Zumbificação

O Digital e o Zumbi

Alessandro Bender
3 min readApr 25, 2023
tênis virtual da Gucci, para ser usado nas redes sociais

Este é um Tênis Digital. Ele foi criado da mesma maneira que um filtro do Instagram. Você tira foto de seus pés e o filtro aplica o tênis da Gucci.

Ele realiza o conceito no digital, ele é o digital. Apesar de parecer não existir, ele está lá como produto final de uma ação de comunicação e marketing global. E mesmo que você não possa vesti-lo no mundo real, ele ajuda a customizar seu avatar no mundo digital, da mesma maneira que filtros de orelhas fofinhos ou de embelezamento de pele. Se podemos apagar rugas do rosto com aplicativos certamente poderemos usar um adereço virtual - e pagar por isto.

exposição "imersiva" da Capela Sistina

A foto acima é de uma Exposição Zumbi. Ela foi criada para simular uma visitação a uma obra ou a um conjunto de obras, mas seu DNA está muito distante da obra de Michelângelo. Ela está mais próxima de uma caneca comprada como souvenir numa lojinha em Roma.

uma das inúmeras obras derivadas do souvenir que Warhol comprou na Broadway

A exposição da Capela Sistina faz o caminho contrário que Andy Warhol fez ao reinventar a Santa Ceia de Leonardo da Vinci, a partir de uma estátua de U$ 12,00 de plástico que comprou na Broadway. As exposições imersivas se propõe a serem, elas mesmas, um grande souvenir. Todo o aparato espetacular e mercadológico surge zumbificando a obra do artista. Tudo está lá, menos a arte a que ele se refere. O que seria homenagem se realiza enquanto perversão.

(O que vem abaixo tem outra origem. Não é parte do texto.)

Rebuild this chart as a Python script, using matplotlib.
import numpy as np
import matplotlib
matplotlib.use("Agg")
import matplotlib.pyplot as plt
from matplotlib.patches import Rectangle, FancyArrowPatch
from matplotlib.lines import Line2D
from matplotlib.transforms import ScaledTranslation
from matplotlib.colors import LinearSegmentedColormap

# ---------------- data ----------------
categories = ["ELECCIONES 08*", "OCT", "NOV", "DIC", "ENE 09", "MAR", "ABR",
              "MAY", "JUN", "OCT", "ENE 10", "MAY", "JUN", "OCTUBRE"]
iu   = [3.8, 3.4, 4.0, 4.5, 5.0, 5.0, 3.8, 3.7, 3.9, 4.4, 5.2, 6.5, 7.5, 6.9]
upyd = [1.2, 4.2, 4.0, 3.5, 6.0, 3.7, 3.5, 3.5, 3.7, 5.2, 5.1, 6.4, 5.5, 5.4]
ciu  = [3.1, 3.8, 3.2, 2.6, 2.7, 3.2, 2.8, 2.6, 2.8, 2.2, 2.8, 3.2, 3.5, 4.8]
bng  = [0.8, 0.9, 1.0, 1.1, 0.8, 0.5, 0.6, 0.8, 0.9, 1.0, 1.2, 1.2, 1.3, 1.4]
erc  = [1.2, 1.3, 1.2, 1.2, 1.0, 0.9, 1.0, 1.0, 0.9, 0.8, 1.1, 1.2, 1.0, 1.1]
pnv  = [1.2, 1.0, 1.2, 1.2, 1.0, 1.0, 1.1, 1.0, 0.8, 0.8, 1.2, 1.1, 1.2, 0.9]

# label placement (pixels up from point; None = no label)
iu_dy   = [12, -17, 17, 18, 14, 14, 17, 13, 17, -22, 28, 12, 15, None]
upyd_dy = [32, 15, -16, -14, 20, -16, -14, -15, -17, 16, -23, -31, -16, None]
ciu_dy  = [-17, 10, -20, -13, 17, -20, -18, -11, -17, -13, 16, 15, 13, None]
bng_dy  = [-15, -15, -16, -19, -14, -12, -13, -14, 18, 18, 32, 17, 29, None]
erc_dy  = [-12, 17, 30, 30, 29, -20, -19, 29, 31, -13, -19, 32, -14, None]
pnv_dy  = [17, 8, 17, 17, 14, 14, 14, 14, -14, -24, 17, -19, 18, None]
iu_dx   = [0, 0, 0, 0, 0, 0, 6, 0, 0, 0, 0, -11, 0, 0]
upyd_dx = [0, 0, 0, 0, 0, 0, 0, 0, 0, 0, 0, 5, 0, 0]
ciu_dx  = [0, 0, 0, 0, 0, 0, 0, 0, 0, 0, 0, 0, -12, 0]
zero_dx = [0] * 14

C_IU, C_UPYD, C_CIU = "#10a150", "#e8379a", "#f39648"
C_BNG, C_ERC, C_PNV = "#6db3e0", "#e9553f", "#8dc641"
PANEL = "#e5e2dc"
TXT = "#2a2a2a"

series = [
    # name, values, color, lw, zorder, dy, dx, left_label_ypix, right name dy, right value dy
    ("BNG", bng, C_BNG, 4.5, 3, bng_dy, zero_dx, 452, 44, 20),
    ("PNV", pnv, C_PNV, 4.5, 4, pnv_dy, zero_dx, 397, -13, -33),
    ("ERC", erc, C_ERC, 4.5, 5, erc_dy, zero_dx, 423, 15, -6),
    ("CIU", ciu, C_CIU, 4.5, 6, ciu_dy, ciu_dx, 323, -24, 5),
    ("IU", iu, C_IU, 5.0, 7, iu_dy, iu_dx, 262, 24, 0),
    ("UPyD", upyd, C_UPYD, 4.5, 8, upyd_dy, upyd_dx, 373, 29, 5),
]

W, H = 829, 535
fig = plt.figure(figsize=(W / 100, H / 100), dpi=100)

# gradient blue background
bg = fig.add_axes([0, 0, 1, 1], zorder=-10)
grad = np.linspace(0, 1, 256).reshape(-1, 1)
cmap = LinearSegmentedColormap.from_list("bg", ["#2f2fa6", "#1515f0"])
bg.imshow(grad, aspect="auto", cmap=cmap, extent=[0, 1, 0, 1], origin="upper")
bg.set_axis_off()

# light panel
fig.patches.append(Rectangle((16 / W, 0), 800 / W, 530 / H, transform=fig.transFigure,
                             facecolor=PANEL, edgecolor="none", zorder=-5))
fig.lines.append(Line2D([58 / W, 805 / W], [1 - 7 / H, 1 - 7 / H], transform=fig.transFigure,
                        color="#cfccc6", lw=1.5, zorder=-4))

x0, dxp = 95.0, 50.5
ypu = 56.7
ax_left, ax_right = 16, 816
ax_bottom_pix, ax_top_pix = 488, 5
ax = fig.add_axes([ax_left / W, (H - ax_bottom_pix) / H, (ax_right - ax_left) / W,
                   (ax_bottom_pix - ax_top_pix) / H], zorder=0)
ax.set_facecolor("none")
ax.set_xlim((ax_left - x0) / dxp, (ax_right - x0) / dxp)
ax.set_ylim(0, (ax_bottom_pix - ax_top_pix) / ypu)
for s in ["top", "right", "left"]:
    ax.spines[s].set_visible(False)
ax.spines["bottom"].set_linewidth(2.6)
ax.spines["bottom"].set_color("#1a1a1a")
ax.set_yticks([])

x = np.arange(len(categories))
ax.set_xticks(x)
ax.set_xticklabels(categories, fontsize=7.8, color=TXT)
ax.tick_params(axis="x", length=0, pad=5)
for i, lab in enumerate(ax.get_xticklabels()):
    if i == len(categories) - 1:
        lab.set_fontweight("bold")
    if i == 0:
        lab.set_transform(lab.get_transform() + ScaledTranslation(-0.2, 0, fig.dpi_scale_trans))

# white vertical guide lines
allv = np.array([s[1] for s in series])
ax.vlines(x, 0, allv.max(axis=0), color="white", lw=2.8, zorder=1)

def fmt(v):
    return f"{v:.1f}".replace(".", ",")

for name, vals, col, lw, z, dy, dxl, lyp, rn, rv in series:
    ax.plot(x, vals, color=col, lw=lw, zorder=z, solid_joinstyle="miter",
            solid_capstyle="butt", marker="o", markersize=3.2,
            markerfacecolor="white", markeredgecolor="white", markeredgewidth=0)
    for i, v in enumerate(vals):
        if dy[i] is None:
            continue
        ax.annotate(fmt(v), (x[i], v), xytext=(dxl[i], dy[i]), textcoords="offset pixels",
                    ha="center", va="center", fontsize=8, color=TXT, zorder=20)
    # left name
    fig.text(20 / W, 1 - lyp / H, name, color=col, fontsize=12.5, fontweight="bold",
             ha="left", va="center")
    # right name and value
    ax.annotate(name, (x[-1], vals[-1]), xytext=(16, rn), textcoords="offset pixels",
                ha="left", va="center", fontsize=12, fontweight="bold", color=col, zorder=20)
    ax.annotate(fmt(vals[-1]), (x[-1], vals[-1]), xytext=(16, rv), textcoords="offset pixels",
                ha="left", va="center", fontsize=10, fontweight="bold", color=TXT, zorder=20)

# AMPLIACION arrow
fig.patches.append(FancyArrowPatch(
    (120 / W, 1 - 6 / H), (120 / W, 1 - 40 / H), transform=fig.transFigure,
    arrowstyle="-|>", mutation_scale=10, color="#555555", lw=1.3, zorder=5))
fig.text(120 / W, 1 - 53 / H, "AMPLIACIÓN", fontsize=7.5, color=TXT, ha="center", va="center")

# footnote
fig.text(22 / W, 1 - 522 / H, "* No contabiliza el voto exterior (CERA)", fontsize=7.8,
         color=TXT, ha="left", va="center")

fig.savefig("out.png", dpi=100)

Imãs de geladeira de Veneza disponíveis para comprar no Ali Express

Souvenir

Gostamos de lembrancinhas, de souvenires. Tanto que eles estão por aí, nas saídas das atrações dos parques da Disney, nos potes de pipoca do cinema ou nos imãs de geladeira que compramos nas viagens turísticas. Eles são simulações suavizadas, com contornos sem arestas e cores vibrantes que nem sempre estão presentes na experiência que vivenciamos e que pretendemos nos lembrar. Não há souvenir disponível na montanha russa que lembre a ânsia de vômito, não há balde de pipoca ensanguentado remetendo ao serial killer do filme, muito menos um vidro com cheiro de esgoto engarrafado para lembrar dos canais de Veneza.

Arte Zumbi

Há espaço para uma Arte Zumbi? Uma expressão que tem tudo, menos o DNA da arte que deveria carregar? Uma arte que prescinde da própria arte?

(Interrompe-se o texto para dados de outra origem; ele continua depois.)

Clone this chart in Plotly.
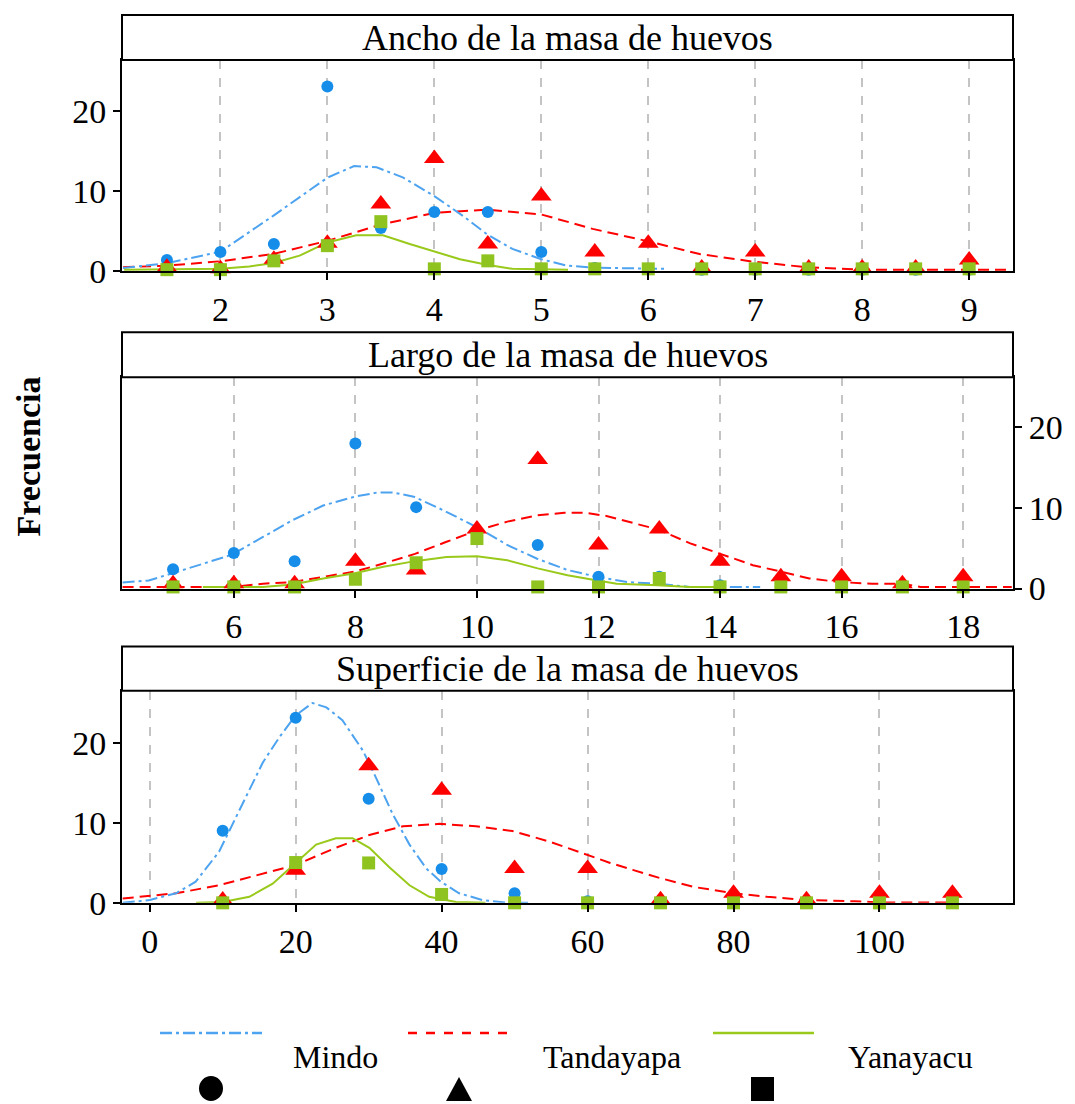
import plotly.graph_objects as go

W, H = 1075, 1104
HEFF = 1084  # effective vertical scale observed in the rendered page
FONT = "Liberation Serif"

# ---------------- Panel 1: Ancho ----------------
x1_pts = [1.5, 2, 2.5, 3, 3.5, 4, 4.5, 5, 5.5, 6, 6.5, 7, 7.5, 8, 8.5, 9]
mindo1 = [1.4, 2.4, 3.4, 23.1, 5.4, 7.4, 7.4, 2.4, 0.4, 0.3, 0.2, 0.2, 0.2, 0.2, 0.2, 0.2]
tanda1 = [0.5, 0.3, 1.5, 3.5, 8.4, 14.1, 3.4, 9.4, 2.4, 3.5, 0.4, 2.4, 0.4, 0.4, 0.4, 1.4]
yana1 = [0.2, 0.2, 1.3, 3.2, 6.2, 0.3, 1.3, 0.3, 0.3, 0.3, 0.3, 0.3, 0.3, 0.3, 0.3, 0.3]
m1_cx = [1.09, 1.5, 2.0, 2.49, 3.0, 3.25, 3.46, 3.71, 4.0, 4.27, 4.49, 4.73, 5.0, 5.24, 5.48, 6.0, 6.15]
m1_cy = [0.4, 1.0, 2.45, 6.9, 11.7, 13.15, 13.0, 11.7, 9.4, 6.9, 4.65, 2.8, 1.5, 0.7, 0.45, 0.3, 0.3]
t1_cx = [1.09, 1.5, 2.0, 2.49, 3.0, 3.49, 4.0, 4.49, 5.0, 5.48, 5.98, 6.48, 6.98, 7.48, 7.98, 9.0, 9.39]
t1_cy = [0.5, 0.7, 1.25, 2.15, 3.8, 5.8, 7.3, 7.7, 7.1, 5.3, 3.8, 2.15, 1.2, 0.5, 0.2, 0.2, 0.2]
g1_cx = [1.1, 2.0, 2.27, 2.49, 2.74, 3.0, 3.27, 3.52, 3.77, 4.0, 4.24, 4.49, 4.73, 5.25]
g1_cy = [0.2, 0.3, 0.6, 1.0, 1.95, 3.6, 4.5, 4.5, 3.4, 2.5, 1.5, 0.8, 0.3, 0.2]

# ---------------- Panel 2: Largo ----------------
x2_pts = [5, 6, 7, 8, 9, 10, 11, 12, 13, 14, 15, 16, 17, 18]
mindo2 = [2.4, 4.4, 3.4, 18.0, 10.1, 6.3, 5.4, 1.45, 1.45, 0.4, 0.2, 0.2, 0.2, 0.2]
tanda2 = [0.6, 0.6, 0.6, 3.4, 2.3, 7.4, 16.0, 5.4, 7.4, 3.4, 1.45, 1.45, 0.6, 1.45]
yana2 = [0.2, 0.2, 0.2, 1.15, 3.2, 6.2, 0.2, 0.2, 1.25, 0.2, 0.2, 0.2, 0.2, 0.2]
m2_cx = [4.17, 4.6, 4.95, 5.49, 5.97, 6.48, 6.97, 7.47, 7.99, 8.35, 8.63, 8.96, 9.45, 10.0, 10.5,
         10.99, 11.49, 11.98, 12.47, 12.97, 13.5, 14.66]
m2_cy = [0.75, 1.0, 1.8, 3.1, 4.2, 6.4, 8.5, 10.3, 11.4, 11.9, 11.9, 11.4, 9.7, 7.6, 5.4,
         3.7, 2.3, 1.45, 0.8, 0.6, 0.2, 0.2]
t2_cx = [4.17, 6.0, 6.48, 6.97, 7.47, 7.99, 8.46, 8.98, 9.5, 10.0, 10.5, 11.0, 11.44, 11.78, 12.13,
         12.59, 12.99, 13.51, 14.0, 14.54, 15.0, 15.47, 15.97, 16.5, 17.0, 17.3, 18.0, 18.8]
t2_cy = [0.2, 0.2, 0.6, 0.8, 1.45, 2.1, 3.1, 4.3, 5.8, 7.2, 8.3, 9.1, 9.4, 9.4, 9.0,
         8.1, 7.3, 5.6, 4.35, 2.9, 2.1, 1.25, 0.8, 0.6, 0.6, 0.2, 0.2, 0.2]
g2_cx = [5.49, 6.48, 6.97, 7.47, 7.99, 8.46, 8.98, 9.5, 10.0, 10.5, 11.0, 11.49, 11.98, 12.3, 12.97, 13.5, 14.0]
g2_cy = [0.2, 0.2, 0.5, 1.25, 1.9, 2.7, 3.4, 3.9, 4.0, 3.5, 2.5, 1.65, 1.0, 0.6, 0.4, 0.2, 0.2]

# ---------------- Panel 3: Superficie ----------------
x3_pts = [10, 20, 30, 40, 50, 60, 70, 80, 90, 100, 110]
mindo3 = [9.05, 23.2, 13.05, 4.25, 1.2, 0.2, 0.2, 0.2, 0.2, 0.2, 0.2]
tanda3 = [0.35, 4.1, 17.2, 14.1, 4.3, 4.3, 0.4, 1.2, 0.4, 1.2, 1.2]
yana3 = [0.0, 5.05, 5.0, 1.05, 0.0, 0.0, 0.0, 0.0, 0.0, 0.0, 0.0]
m3_cx = [-3.7, 0, 3.6, 6.3, 9.5, 12.7, 15.5, 17.8, 20, 22.3, 24.2, 26.4, 29.2, 31, 33.3, 35.6,
         37.9, 39.9, 42.4, 45.6, 49.3, 52]
m3_cy = [0, 0.35, 1.2, 2.65, 6.4, 12.3, 17.6, 20.8, 23.5, 25.05, 24.5, 22.9, 19.1, 15.7, 11.1, 7.3,
         4.3, 2.65, 1.2, 0.35, 0, 0]
t3_cx = [-3.7, 0, 3.6, 9.5, 15, 20, 25.5, 30.1, 34.7, 39.7, 44.7, 49.7, 54.7, 60, 63.1, 66.3,
         69.95, 74.5, 80, 84.6, 90.1, 96.6, 100, 110.3]
t3_cy = [0.55, 0.9, 1.2, 2.2, 3.5, 4.75, 6.9, 8.5, 9.6, 9.9, 9.6, 9.0, 7.7, 6.0, 5.0, 4.1,
         3.1, 2.0, 1.2, 0.75, 0.35, 0.2, 0.05, 0.05]
g3_cx = [6.35, 10, 13.65, 16.85, 20, 22.8, 25.5, 27.8, 30.1, 32.8, 35.6, 38.3, 42, 46]
g3_cy = [0, 0.1, 0.75, 2.4, 5.0, 7.3, 8.1, 8.1, 6.9, 4.5, 2.2, 0.75, 0.1, 0]

panel_titles = ["Ancho de la masa de huevos", "Largo de la masa de huevos", "Superficie de la masa de huevos"]
series_names = ["Mindo", "Tandayapa", "Yanayacu"]
y_label = "Frecuencia"

BLUE_L, BLUE_M = "#4da3f0", "#168de8"
RED = "#ff0000"
GREEN_L, GREEN_M = "#99c91a", "#8fc31f"
DASH_M = "12px,4px,3px,4px"
DASH_T = "11px,6px"


def px(x):
    return x / W


def py(y):
    return 1 - y / HEFF


fig = go.Figure()

panels = [
    (1, x1_pts, mindo1, tanda1, yana1, (m1_cx, m1_cy), (t1_cx, t1_cy), (g1_cx, g1_cy)),
    (2, x2_pts, mindo2, tanda2, yana2, (m2_cx, m2_cy), (t2_cx, t2_cy), (g2_cx, g2_cy)),
    (3, x3_pts, mindo3, tanda3, yana3, (m3_cx, m3_cy), (t3_cx, t3_cy), (g3_cx, g3_cy)),
]

for i, xp, mv, tv, yv, mc, tc, gc in panels:
    xa = "x" if i == 1 else f"x{i}"
    ya = "y" if i == 1 else f"y{i}"
    common = dict(xaxis=xa, yaxis=ya, showlegend=False, cliponaxis=False, hoverinfo="skip")
    fig.add_trace(go.Scatter(x=tc[0], y=tc[1], mode="lines",
                             line=dict(color=RED, width=2, dash=DASH_T), **common))
    fig.add_trace(go.Scatter(x=mc[0], y=mc[1], mode="lines",
                             line=dict(color=BLUE_L, width=2, dash=DASH_M), **common))
    fig.add_trace(go.Scatter(x=gc[0], y=gc[1], mode="lines",
                             line=dict(color=GREEN_L, width=2), **common))
    fig.add_trace(go.Scatter(x=xp, y=mv, mode="markers",
                             marker=dict(symbol="circle", size=12, color=BLUE_M), **common))
    fig.add_trace(go.Scatter(x=xp, y=tv, mode="markers",
                             marker=dict(symbol="triangle-up", size=18, color=RED), **common))
    fig.add_trace(go.Scatter(x=xp, y=yv, mode="markers",
                             marker=dict(symbol="square", size=13, color=GREEN_M), **common))

# pixel layout of panels: (strip_top, plot_top, plot_bottom)
rows = [(15, 60, 271), (332, 377, 588), (646, 690, 902)]
XL, XR = 122, 1013
xranges = [[1.08, 9.41], [4.16, 18.82], [-3.8, 118.3]]
yranges = [[0, 26.4], [0, 26.2], [0, 26.6]]
xticks = [list(range(2, 10)), list(range(6, 19, 2)), list(range(0, 101, 20))]

tickfont = dict(family=FONT, size=34, color="black")
layout = dict(
    width=W, height=H, margin=dict(l=0, r=0, t=0, b=0),
    paper_bgcolor="white", plot_bgcolor="white",
    font=dict(family=FONT, color="black"),
)
for k in range(3):
    st, pt, pb = rows[k]
    sx = "" if k == 0 else str(k + 1)
    layout[f"xaxis{sx}"] = dict(
        domain=[px(XL), px(XR)], anchor=f"y{sx}", range=xranges[k],
        tickmode="array", tickvals=xticks[k], ticktext=[str(v) for v in xticks[k]],
        showgrid=True, gridcolor="#c4c4c4", gridwidth=1.5, griddash="dash",
        showline=True, linecolor="black", linewidth=2, mirror=True,
        ticks="outside", ticklen=7, tickwidth=1.5, tickcolor="black",
        tickfont=tickfont, zeroline=False,
    )
    layout[f"yaxis{sx}"] = dict(
        domain=[py(pb), py(pt)], anchor=f"x{sx}", range=yranges[k],
        tickmode="array", tickvals=[0, 10, 20], ticktext=["0", "10", "20"],
        side="right" if k == 1 else "left",
        showgrid=False, zeroline=False,
        showline=True, linecolor="black", linewidth=2, mirror=True,
        ticks="outside", ticklen=7, tickwidth=1.5, tickcolor="black",
        tickfont=tickfont,
    )

shapes = []
annotations = []
for k in range(3):
    st, pt, pb = rows[k]
    shapes.append(dict(type="rect", xref="paper", yref="paper",
                       x0=px(XL), x1=px(XR), y0=py(pt), y1=py(st),
                       line=dict(color="black", width=2), fillcolor="white"))
    annotations.append(dict(xref="paper", yref="paper", x=px((XL + XR) / 2), y=py((st + pt) / 2),
                            text=panel_titles[k], showarrow=False, xanchor="center", yanchor="middle",
                            font=dict(family=FONT, size=36, color="black")))

annotations.append(dict(xref="paper", yref="paper", x=px(28), y=py(456), text=f"<b>{y_label}</b>",
                        textangle=-90, showarrow=False, xanchor="center", yanchor="middle",
                        font=dict(family=FONT, size=34, color="black")))

# bottom legend
leg_lines = [(160, 262, BLUE_L, DASH_M), (408, 508, RED, "dash"), (713, 814, GREEN_L, "solid")]
leg_text_x = [335, 612, 910]
LY_LINE, LY_TEXT, LY_MARK = 1032, 1056, 1088
for (a, b, c, d), tx, name in zip(leg_lines, leg_text_x, series_names):
    shapes.append(dict(type="line", xref="paper", yref="paper", x0=px(a), x1=px(b),
                       y0=py(LY_LINE), y1=py(LY_LINE), line=dict(color=c, width=2.5, dash=d)))
    annotations.append(dict(xref="paper", yref="paper", x=px(tx), y=py(LY_TEXT), text=name,
                            showarrow=False, xanchor="center", yanchor="middle",
                            font=dict(family=FONT, size=32, color="black")))
# legend symbols (black)
shapes.append(dict(type="circle", xref="paper", yref="paper", x0=px(199), x1=px(223),
                   y0=py(1100), y1=py(1075), fillcolor="black", line=dict(width=0)))
shapes.append(dict(type="path", xref="paper", yref="paper",
                   path=f"M {px(446)} {py(1100)} L {px(472)} {py(1100)} L {px(459)} {py(1076)} Z",
                   fillcolor="black", line=dict(width=0)))
shapes.append(dict(type="rect", xref="paper", yref="paper", x0=px(751), x1=px(774),
                   y0=py(1100), y1=py(1076), fillcolor="black", line=dict(width=0)))

layout["shapes"] = shapes
layout["annotations"] = annotations
fig.update_layout(**layout)
fig.write_html("out.html")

Quem já foi a uma exposição virtual como a descrita acima (estão na moda hoje, espalhadas pelos shoppings das grandes cidades), pôde ver que tudo está presente por lá. Os ingressos, a estética do artista, ambientação e público. Mas curiosamente não há assombro, não há encantamento, nem rachaduras nas paredes. O que existe são versões suavizadas das obras e um profundo tédio por parte dos visitantes. Talvez pelo alto valor de entrada as pessoas tenham vergonha de simplesmente se levantar e ir embora. Talvez elas estejam lá apenas para cumprir um ritual. Ou talvez realmente não queiram fruir a experiência completa, apenas desejem o souvenir. Isto foi visto com muita clareza na exposição virtual do Monet, que pude acompanhar. A área dos souvenires e de alimentação era muito maior (e muito mais animada) que a área da pretensa exposição.

Será possível, num mundo dominado pela narrativa das redes sociais, que possamos almejar uma experiência estética e artística direta, com todos os reveses que ela possa oferecer? Ou será que apenas a versão zumbificada da arte nos seja acessível, pois nós também, de certa maneira, também nos zumbificamos?